None of this is exotic legal work. It's a checklist, answerable by the fund's counsel before you wire a dollar. If a GP gets evasive about any line item here, that's information too.
Here's the plain version. A capital call default isn't a paperwork problem. It's a cash problem wearing a legal document, written to protect everyone in the fund except you once you're behind. Build your liquidity reserve before you need it. Run your pacing model every time your commitment schedule changes. Read the default section with the same attention you give the fee section. These remedies weren't built to be generous.
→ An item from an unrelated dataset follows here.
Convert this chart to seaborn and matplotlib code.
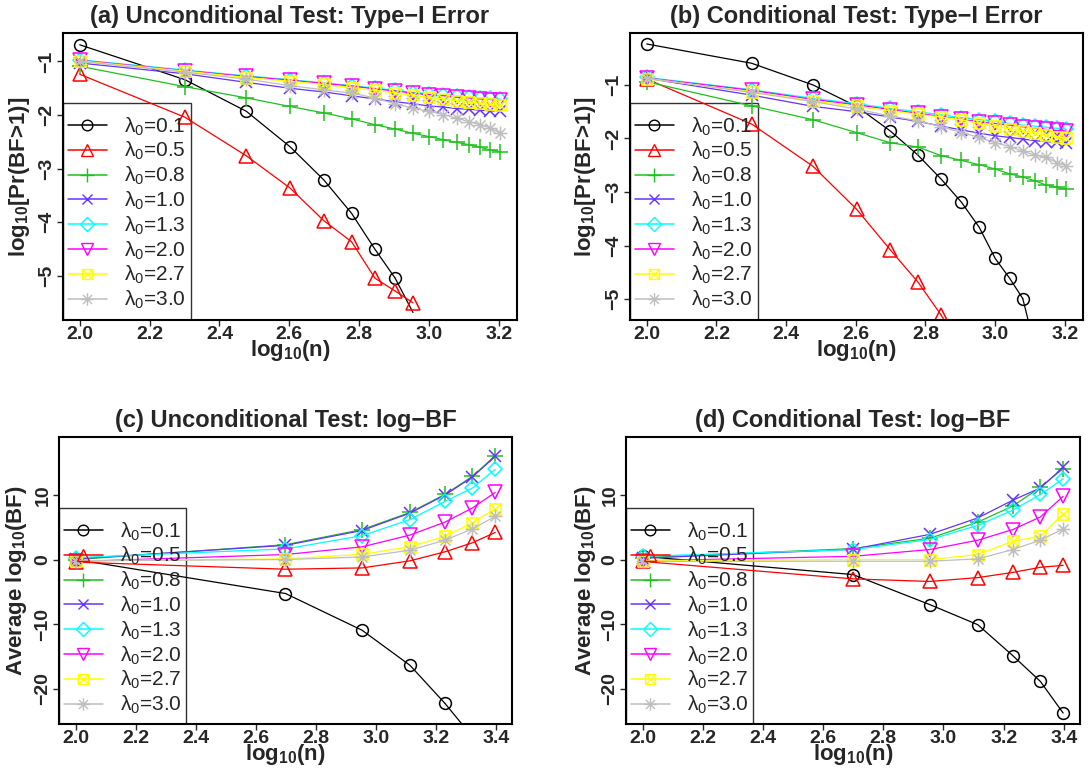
import numpy as np
import matplotlib
matplotlib.use("Agg")
import matplotlib.pyplot as plt
from matplotlib.lines import Line2D
from matplotlib.path import Path
from matplotlib.patches import Rectangle
import seaborn as sns

# sample sizes used in the simulations
n_top = [100, 200, 300, 400, 500, 600, 700, 800, 900, 1000, 1100, 1200, 1300, 1400, 1500, 1600]
n_bottom = [100, 500, 900, 1300, 1700, 2100, 2500]
lambdas = ["0.1", "0.5", "0.8", "1.0", "1.3", "2.0", "2.7", "3.0"]

# (a) unconditional test, log10 Pr(BF>1)
a_l01 = [-0.69, -1.34, -1.93, -2.59, -3.21, -3.83, -4.50, -5.04]
a_l05 = [-1.24, -2.04, -2.76, -3.36, -3.97, -4.36, -5.04, -5.28, -5.50]
a_l08 = [-1.09, -1.47, -1.68, -1.84, -1.96, -2.07, -2.18, -2.26, -2.34, -2.40, -2.46, -2.51, -2.55, -2.60, -2.65, -2.68]
a_l10 = [-1.03, -1.23, -1.39, -1.50, -1.57, -1.64, -1.70, -1.75, -1.79, -1.83, -1.85, -1.88, -1.89, -1.91, -1.92, -1.93]
a_l13 = [-0.97, -1.16, -1.27, -1.34, -1.40, -1.45, -1.50, -1.54, -1.58, -1.61, -1.63, -1.65, -1.67, -1.68, -1.69, -1.70]
a_l20 = [-0.98, -1.17, -1.28, -1.35, -1.41, -1.46, -1.51, -1.55, -1.59, -1.62, -1.64, -1.67, -1.68, -1.70, -1.71, -1.72]
a_l27 = [-0.99, -1.18, -1.30, -1.37, -1.43, -1.49, -1.54, -1.59, -1.63, -1.67, -1.70, -1.73, -1.76, -1.78, -1.80, -1.82]
a_l30 = [-1.00, -1.20, -1.33, -1.45, -1.53, -1.59, -1.68, -1.79, -1.87, -1.93, -1.99, -2.06, -2.12, -2.18, -2.24, -2.34]

# (b) conditional test, log10 Pr(BF>1)
b_l01 = [-0.235, -0.595, -1.00, -1.40, -1.86, -2.31, -2.76, -3.19, -3.66, -4.24, -4.61, -4.99]
b_l05 = [-0.89, -1.73, -2.52, -3.32, -4.08, -4.68, -5.30]
b_l08 = [-0.94, -1.39, -1.65, -1.89, -2.08, -2.16, -2.32, -2.41, -2.49, -2.57, -2.66, -2.72, -2.79, -2.87, -2.91, -2.95]
b_l10 = [-0.875, -1.19, -1.40, -1.50, -1.60, -1.68, -1.77, -1.84, -1.90, -1.95, -1.98, -2.01, -2.04, -2.06, -2.07, -2.08]
b_l13 = [-0.86, -1.09, -1.25, -1.35, -1.44, -1.50, -1.56, -1.61, -1.65, -1.68, -1.72, -1.75, -1.77, -1.79, -1.81, -1.83]
b_l20 = [-0.87, -1.10, -1.27, -1.37, -1.46, -1.53, -1.59, -1.64, -1.69, -1.72, -1.75, -1.78, -1.81, -1.83, -1.85, -1.86]
b_l27 = [-0.88, -1.13, -1.30, -1.40, -1.48, -1.55, -1.60, -1.65, -1.72, -1.77, -1.82, -1.86, -1.90, -1.94, -1.97, -2.00]
b_l30 = [-0.875, -1.14, -1.31, -1.45, -1.58, -1.67, -1.78, -1.89, -1.98, -2.08, -2.15, -2.24, -2.31, -2.35, -2.45, -2.51]

# (c) unconditional test, average log10(BF)
c_l01 = [0.0, -5.27, -10.96, -16.4, -22.3]
c_l05 = [-0.4, -1.5, -1.3, -0.2, 1.2, 2.6, 4.2]
c_l08 = [0.0, 2.3, 4.65, 7.3, 10.1, 12.9, 16.1]
c_l10 = [0.1, 2.2, 4.5, 7.2, 10.0, 12.8, 16.0]
c_l13 = [0.3, 1.65, 3.7, 6.2, 9.0, 11.1, 14.0]
c_l20 = [-0.3, 0.78, 1.97, 3.8, 5.8, 8.0, 10.4]
c_l27 = [-0.2, 0.1, 0.8, 2.0, 3.6, 5.7, 7.9]
c_l30 = [-0.2, 0.0, 0.4, 1.45, 3.0, 4.75, 6.7]

# (d) conditional test, average log10(BF)
d_l01 = [0.5, -2.33, -6.98, -10.1, -14.9, -18.9, -23.8]
d_l05 = [-0.3, -3.0, -3.4, -2.8, -2.0, -1.2, -0.9]
d_l08 = [0.3, 1.7, 3.3, 5.8, 8.3, 11.2, 14.1]
d_l10 = [0.2, 1.6, 3.9, 6.45, 9.2, 11.1, 14.3]
d_l13 = [0.5, 1.55, 3.1, 5.3, 7.65, 10.1, 12.5]
d_l20 = [-0.2, 0.5, 1.55, 3.0, 4.65, 6.6, 9.8]
d_l27 = [-0.2, 0.0, 0.0, 0.78, 2.85, 3.6, 7.1]
d_l30 = [-0.3, -0.26, -0.26, 0.1, 1.55, 3.0, 4.75]

# where the fitted curves run on past the last plotted point: (n, value)
a_l01_tail = [900, -5.68]
b_l01_tail = [1300, -5.9]
b_l05_tail = [800, -5.95]
c_l01_tail = [2100, -27.5]

# ---- styles (R pch 1..8)
box_x = Path([(-1, -1), (1, -1), (1, 1), (-1, 1), (-1, -1), (-1, -1), (1, 1), (-1, 1), (1, -1)],
             [Path.MOVETO, Path.LINETO, Path.LINETO, Path.LINETO, Path.CLOSEPOLY,
              Path.MOVETO, Path.LINETO, Path.MOVETO, Path.LINETO])
star = Path([(-1, 0), (1, 0), (0, -1), (0, 1), (-0.72, -0.72), (0.72, 0.72), (-0.72, 0.72), (0.72, -0.72)],
            [Path.MOVETO, Path.LINETO] * 4)

colors = ["#000000", "#FF0000", "#1FC01F", "#6633FF", "#00FFFF", "#FF00FF", "#FFFF00", "#BEBEBE"]
markers = ["o", "^", "+", "x", "D", "v", box_x, star]
msizes = [8.5, 10, 11, 8.5, 7.5, 10, 8, 10]

sns.set_style("ticks")
plt.rcParams["font.family"] = ["Liberation Sans", "DejaVu Sans"]
plt.rcParams["mathtext.default"] = "regular"

W, H = 1089, 769
fig = plt.figure(figsize=(W / 100, H / 100), dpi=100)


def add_panel(left, top, right, bottom):
    return fig.add_axes([left / W, 1 - bottom / H, (right - left) / W, (bottom - top) / H])


def draw_series(ax, xs, ys, k):
    sns.lineplot(x=xs, y=ys, ax=ax, color=colors[k], marker=markers[k], markersize=msizes[k],
                 markerfacecolor="none", markeredgecolor=colors[k], markeredgewidth=1.1,
                 linewidth=0.9, errorbar=None, sort=False, legend=False)


def draw_tail(ax, xs, ys, tail, k):
    sns.lineplot(x=[xs[-1], np.log10(tail[0])], y=[ys[-1], tail[1]], ax=ax, color=colors[k],
                 linewidth=0.9, errorbar=None, sort=False, legend=False)


panels = [
    dict(box=(63, 33, 517, 320), n=n_top, series=[a_l01, a_l05, a_l08, a_l10, a_l13, a_l20, a_l27, a_l30],
         tails={0: a_l01_tail}, title="(a) Unconditional Test: Type\u2212I Error",
         ylabel="log$_{10}$[Pr(BF>1)]", xlim=(1.952, 3.252), ylim=(-5.82, -0.47),
         yticks=[-5, -4, -3, -2, -1], xticks=np.arange(2.0, 3.21, 0.2), leg=(191, 103), ylab_dx=-31),
    dict(box=(630, 33, 1083, 320), n=n_top, series=[b_l01, b_l05, b_l08, b_l10, b_l13, b_l20, b_l27, b_l30],
         tails={0: b_l01_tail, 1: b_l05_tail}, title="(b) Conditional Test: Type\u2212I Error",
         ylabel="log$_{10}$[Pr(BF>1)]", xlim=(1.952, 3.252), ylim=(-5.39, -0.03),
         yticks=[-5, -4, -3, -2, -1], xticks=np.arange(2.0, 3.21, 0.2), leg=(758, 103), ylab_dx=-32),
    dict(box=(59, 437, 512, 724), n=n_bottom, series=[c_l01, c_l05, c_l08, c_l10, c_l13, c_l20, c_l27, c_l30],
         tails={0: c_l01_tail}, title="(c) Unconditional Test: log\u2212BF",
         ylabel="Average log$_{10}$(BF)", xlim=(1.944, 3.454), ylim=(-25.5, 19.0),
         yticks=[-20, -10, 0, 10], xticks=np.arange(2.0, 3.41, 0.2), leg=(186, 508), ylab_dx=-30),
    dict(box=(626, 437, 1080, 724), n=n_bottom, series=[d_l01, d_l05, d_l08, d_l10, d_l13, d_l20, d_l27, d_l30],
         tails={}, title="(d) Conditional Test: log\u2212BF",
         ylabel="Average log$_{10}$(BF)", xlim=(1.944, 3.454), ylim=(-25.5, 19.0),
         yticks=[-20, -10, 0, 10], xticks=np.arange(2.0, 3.41, 0.2), leg=(753, 508), ylab_dx=-28),
]

handles = [Line2D([], [], color=colors[k], marker=markers[k], markersize=msizes[k] * 0.9,
                  markerfacecolor="none", markeredgecolor=colors[k], markeredgewidth=1.0, linewidth=1.1)
           for k in range(8)]
labels = ["\u03bb$_0$=" + v for v in lambdas]

for p in panels:
    left, top, right, bottom = p["box"]
    ax = add_panel(left, top, right, bottom)
    xs_all = np.log10(p["n"])
    for k, ys in enumerate(p["series"]):
        xs = xs_all[:len(ys)]
        draw_series(ax, xs, ys, k)
        if k in p["tails"]:
            draw_tail(ax, xs, ys, p["tails"][k], k)

    ax.set_xlim(*p["xlim"])
    ax.set_ylim(*p["ylim"])
    ax.set_xticks(p["xticks"])
    ax.set_xticklabels([f"{t:.1f}" for t in p["xticks"]])
    ax.set_yticks(p["yticks"])
    ax.set_yticklabels([f"{t}".replace("-", "\u2212") for t in p["yticks"]], rotation=90, va="center")
    ax.tick_params(axis="x", length=4, width=1, pad=0.5, labelsize=14)
    ax.tick_params(axis="y", length=4, width=1, pad=1.5, labelsize=14)
    for lab in ax.get_xticklabels() + ax.get_yticklabels():
        lab.set_fontweight("bold")
    for s in ax.spines.values():
        s.set_visible(True)
        s.set_linewidth(1.5)
        s.set_color("black")

    ax.set_title(p["title"], fontsize=17, fontweight="bold", pad=7)
    ax.set_xlabel("log$_{10}$(n)", fontsize=16, fontweight="bold")
    ax.set_ylabel(p["ylabel"], fontsize=16, fontweight="bold")
    ax.xaxis.set_label_coords(0.5, -18 / (bottom - top))
    ax.yaxis.set_label_coords(p["ylab_dx"] / (right - left), 0.5)

    # legend frame (only top and right edges show, the rest sits on the axes box)
    lx, ly = p["leg"]
    fw = (lx - left) / (right - left)
    fh = (bottom - ly) / (bottom - top)
    ax.add_patch(Rectangle((0, 0), fw, fh, transform=ax.transAxes, fill=False,
                           edgecolor="#333333", linewidth=1.0, zorder=1))
    ax.legend(handles, labels, loc="upper left", bbox_to_anchor=(0, fh - 7 / (bottom - top)),
              frameon=False, fontsize=15, borderaxespad=0, borderpad=0.25, handlelength=1.85,
              handletextpad=0.85, labelspacing=0.12)

fig.savefig("out.png", dpi=100)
Don't be the LP who learns that during a cash crunch instead of during diligence.
Author Disclosure: Jeff Barnes, MBA has no personal position in any company, fund, or platform named in this article. Angel Investors Network has no current commercial relationship with any party mentioned. AIN provides marketing and education services, not investment advice. Past performance does not guarantee future results. All investments involve risk, including loss of principal.